Aktuelle Neurologie 2005; 32 - P361
DOI: 10.1055/s-2005-919395

Risikoprofil von Drop-out-Patienten mit einer Mitoxantron-Therapie bei Multipler Sklerose

S Vogel 1, K Retzlaff 1, R Dudeck 1, R Reuß 1, C Burger 1, S Mannes-Keil 1, M Kaps 1, P Oschmann 1
  • 1Gießen

Fragestellung: Die Behandlung der Multiplen Sklerose (MS) mit Interferonen weist eine hohe Drop-out-Rate auf. Gibt es dazu Analogien hinsichtlich einer Therapie mit Mitoxantron? Lässt sich ein Risikoprofil dieser Drop-out-Patienten identifizieren?

Methoden: Die Datenermittlung erfolgte retrospektiv auf Basis der Krankenakte (1999–2004). Ausgewertet wurde der Krankheitsverlauf von 100 Patienten (EDSS vor Therapiebeginn mit Mitoxantron und nach Therapieende), das Mitoxantron-Dosierungsschema, die Nebenwirkungen und die Drop-out-Rate, sowie deren Gründe.

Ergebnis: Zu Therapiebeginn betrug das Durchschnittsalter 42,5 Jahre, 81% hatten einen sekundär chronisch progredienten Verlauf, 66% waren weiblich. Die Diagnosestellung lag durchschnittlich 11 Jahre zurück. Der mittlere EDSS-Wert lag bei 5,7 (±1,3). Ausgewertet wurden 3 Mitoxantron-Schemata (mit und ohne Induktionsphase, sowie Deeskalation im 2. Therapiejahr). Von den beobachteten 100 Probanden haben 33 bisher die Therapie regulär beendet, 24 vorzeitig abgebrochen (im Durchschnitt nach 9 Monaten Therapiedauer, die Hälfte erhielt 5 Zyklen oder weniger), 44 befinden sich aktuell noch in der Behandlungsphase. Die Drop-out Gründe waren in allen Fällen Patientenentscheidungen, keine ärztlichen Empfehlungen. Der EDSS vor Therapie liegt bei der Drop-out-Gruppe (n=24) im Mittel mit 6,3 (±1,3)höher als in der Vergleichsgruppe (n=33) mit 5,5 (±1,6); ebenso nach Therapieende (Drop-out-Gruppe EDSS 6,7 (±1,1); Vergleichsgruppe EDSS 5,0 (±2,3). Während der Therapie verbesserten sich in der Drop-out-Gruppe nur 5% in ihrem Krankheitsverlauf (Vergleichsgruppe 35%) und 50% verschlechterten sich (Vergleichsgruppe 29%). Beide Gruppen unterscheiden sich nicht signifikant hinsichtlich der Verlaufsform, des Alters, der Nebenwirkungshäufigkeit und des Mitoxantron-Dosisschemas.
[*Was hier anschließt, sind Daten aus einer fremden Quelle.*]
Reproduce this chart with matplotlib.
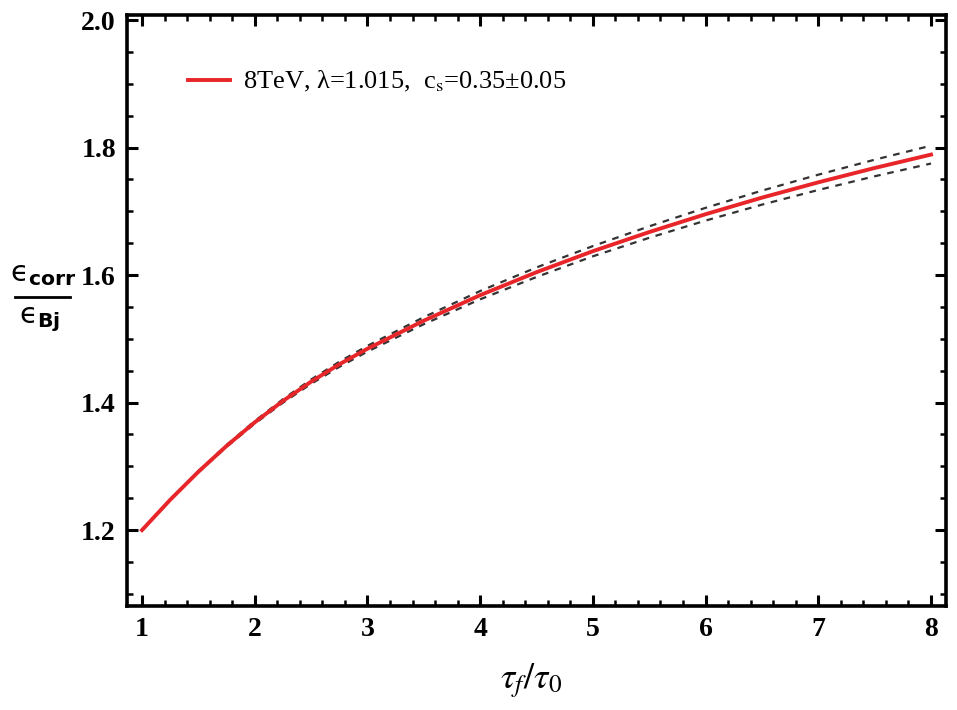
import matplotlib
matplotlib.use("Agg")
import matplotlib.pyplot as plt
from matplotlib.ticker import MultipleLocator
from matplotlib.lines import Line2D

plt.rcParams['mathtext.fontset'] = 'stix'
plt.rcParams['font.family'] = ['Liberation Serif', 'DejaVu Serif']

# Data
tau_ratio = [1.0, 1.25, 1.5, 1.75, 2.0, 2.25, 2.5, 2.75, 3.0, 3.5, 4.0, 4.5,
             5.0, 5.5, 6.0, 6.5, 7.0, 7.5, 8.0]
eps_ratio = [1.200, 1.2475, 1.2915, 1.332, 1.369, 1.4025, 1.4328, 1.460, 1.4845,
             1.5285, 1.5685, 1.6045, 1.6375, 1.6675, 1.6955, 1.7215, 1.7455, 1.768, 1.789]
eps_upper = [1.200, 1.2480, 1.2925, 1.3335, 1.371, 1.4052, 1.4362, 1.464, 1.4890,
             1.5340, 1.5750, 1.6120, 1.6455, 1.6765, 1.7055, 1.7325, 1.7575, 1.781, 1.803]
eps_lower = [1.200, 1.2470, 1.2905, 1.3305, 1.367, 1.3998, 1.4294, 1.456, 1.4800,
             1.5230, 1.5620, 1.5970, 1.6295, 1.6585, 1.6855, 1.7105, 1.7335, 1.755, 1.775]
legend_label = '8TeV, λ=1.015,  c$_{\\mathrm{s}}$=0.35±0.05'
x_ticks = [1, 2, 3, 4, 5, 6, 7, 8]
y_ticks = [1.2, 1.4, 1.6, 1.8, 2.0]

fig = plt.figure(figsize=(9.57, 7.10), dpi=100)
ax = fig.add_axes([0.1327, 0.1465, 0.8558, 0.8324])

ax.plot(tau_ratio, eps_upper, color='#333333', lw=1.6, ls=(0, (3, 3)))
ax.plot(tau_ratio, eps_lower, color='#333333', lw=1.6, ls=(0, (3, 3)))
ax.plot(tau_ratio, eps_ratio, color='#e8262a', lw=2.8, label=legend_label)

ax.set_xlim(0.867, 8.133)
ax.set_ylim(1.081, 2.008)
ax.set_xticks(x_ticks)
ax.set_yticks(y_ticks)
ax.xaxis.set_minor_locator(MultipleLocator(0.2))
ax.yaxis.set_minor_locator(MultipleLocator(0.05))
ax.set_xticklabels([str(v) for v in x_ticks])
ax.set_yticklabels(['%.1f' % v for v in y_ticks])

for s in ax.spines.values():
    s.set_linewidth(2.6)
ax.tick_params(which='major', direction='in', length=8, width=2.2,
               top=True, right=True, labelsize=20, pad=8)
ax.tick_params(which='minor', direction='in', length=4, width=1.8,
               top=True, right=True)
for lab in ax.get_xticklabels() + ax.get_yticklabels():
    lab.set_fontweight('bold')

leg = ax.legend(loc='center left', bbox_to_anchor=(0.045, 0.887), frameon=False,
                handlelength=1.6, handletextpad=0.5, fontsize=19)

fig.text(0.555, 0.042, r'$\tau_f/\tau_0$', fontsize=26, ha='center', va='center')

# y-axis label drawn as a stacked fraction
W, H = 957.0, 710.0
fig.text(43 / W, 1 - 275 / H, r'$\mathrm{ϵ}_{\mathbf{corr}}$', fontsize=21,
         ha='center', va='center', math_fontfamily='dejavusans')
fig.text(40 / W, 1 - 320 / H, r'$\mathrm{ϵ}_{\mathbf{Bj}}$', fontsize=21,
         ha='center', va='center', math_fontfamily='dejavusans')
fig.add_artist(Line2D([15 / W, 70 / W], [1 - 297 / H, 1 - 297 / H],
                      color='black', lw=2.0, transform=fig.transFigure))

fig.savefig('out.png', dpi=100)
Schlussfolgerungen: Bei der Behandlung der MS mit Mitoxantron wurde ebenso wie bei den Interferonen eine hohe Drop-out-Rate identifiziert. Das Nebenwirkungsprofil und die Verlaufsform stellen dabei keine Ursache dar. Auf ein Risiko weist ein hoher EDSS zu Beginn der Therapie hin und eine möglicherweise daraus resultierende schlechte Wirksamkeit. Die Beobachtung, dass 10 von 24 Patienten bereits nach 5 Infusionen die Therapie beendeten, weist auf die Wichtigkeit einer konsequenten Patientenführung sowie ein ausführliches Aufklärungsgespräch hin, um die Erwartungshaltung zu relativieren.